Search giant Google has agreed to a $391.5 million settlement with 40 states to resolve an investigation into how the company tracked users’ locations, state attorneys general announced Monday.
The states’ investigation was sparked by a 2018 Associated Press story, which found that Google continued to track people’s location data even after they opted out of such tracking by disabling a feature the company called “location history.”
The attorneys general called the settlement a historic win for consumers, and the largest multi-state settlement in U.S. history dealing with privacy.
It comes at a time of mounting unease over privacy and surveillance by tech companies that has drawn growing outrage from politicians and scrutiny from regulators. The Supreme Court’s ruling in June ending the constitutional protections for abortion raised potential privacy concerns for women seeking the procedure or related information online.
“This $391.5 million settlement is a historic win for consumers in an era of increasing reliance on technology,” Connecticut Attorney General William Tong said in a statement. “Location data is among the most sensitive and valuable personal information Google collects, and there are so many reasons why a consumer may opt out of tracking.”
At a news conference, Tong urged consumers to “do a little personal inventory” of their online settings and turn them off if they don’t want them.
“It is not an exaggeration to say that we live in a surveillance economy,” he said. “Understand that you’re being tracked every minute of every day where you are.”
Google, based in Mountain View, California, said it fixed the problems several years ago.
“Consistent with improvements we’ve made in recent years, we have settled this investigation, which was based on outdated product policies that we changed years ago,” company spokesperson Jose Castaneda said.
Location tracking can help tech companies sell digital ads to marketers looking to connect with consumers within their vicinity. It’s another tool in a data-gathering toolkit that generates more than $200 billion in annual ad revenue for Google, accounting for most of the profits pouring into the coffers of its corporate parent, Alphabet — which has a market value of $1.2 trillion.
In its 2018 story, The AP reported that many Google services on Android devices and iPhones store users’ location data even if they’ve used a privacy setting that says it will prevent Google from doing so. Computer-science researchers at Princeton confirmed these findings at the AP’s request.

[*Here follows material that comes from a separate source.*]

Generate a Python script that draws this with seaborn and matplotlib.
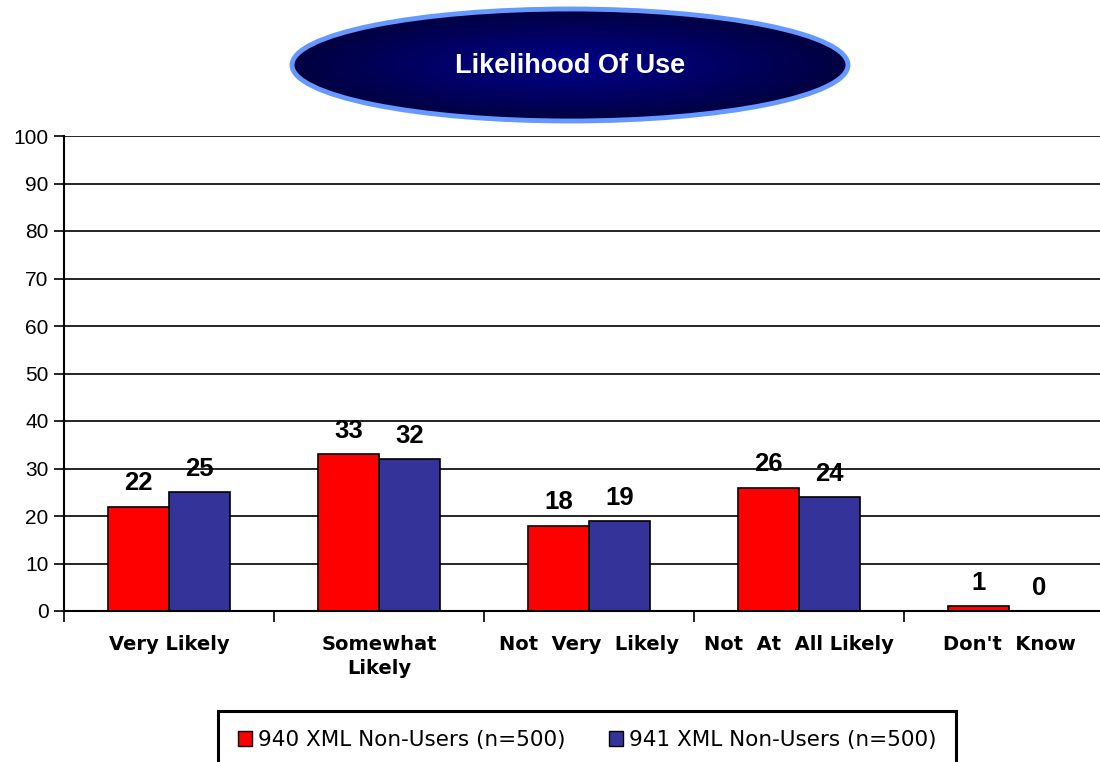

Storing such data carries privacy risks and has been used by police to determine the location of suspects.
The AP reported that the privacy issue with location tracking affected some 2 billion users of devices that run Google’s Android operating software and hundreds of millions of worldwide iPhone users who rely on Google for maps or search.
The attorneys general who investigated Google said a key part of the company’s digital advertising business is location data, which they called the most sensitive and valuable personal data the company collects. Even a small amount of location data can reveal a person’s identity and routines, they said.
Google uses the location information to target consumers with ads by its customers, the state officials said.
The attorneys general said Google misled users about its location tracking practices since at least 2014, violating state consumer protection laws.
As part of the settlement, Google also agreed to make those practices more transparent to users. That includes showing them more information when they turn location account settings on and off and keeping a webpage that gives users information about the data Google collects.
The shadowy surveillance brought to light by The AP troubled even some Google engineers, who recognized the company might be confronting a huge legal headache after the story was published, according to internal documents that have subsequently surfaced in consumer-fraud lawsuits.
Tong, the Connecticut AG, thanked the AP for its story, which he said “set the table for the investigation by the states” and helped expose the tracking practices.
He said a new Connecticut consumer-privacy law set to take effect next year will require that people opt into any location tracking, and not have to turn it off.
Arizona Attorney General Mark Brnovich filed the first state action against Google in May 2020, alleging that the company had defrauded its users by misleading them into believing they could keep their whereabouts private by turning off location tracking in the settings of their software.
Arizona settled its case with Google for $85 million last month, but by then attorneys general in several other states and the District of Columbia had also pounced on the company with their own lawsuits seeking to hold Google accountable for its alleged deception.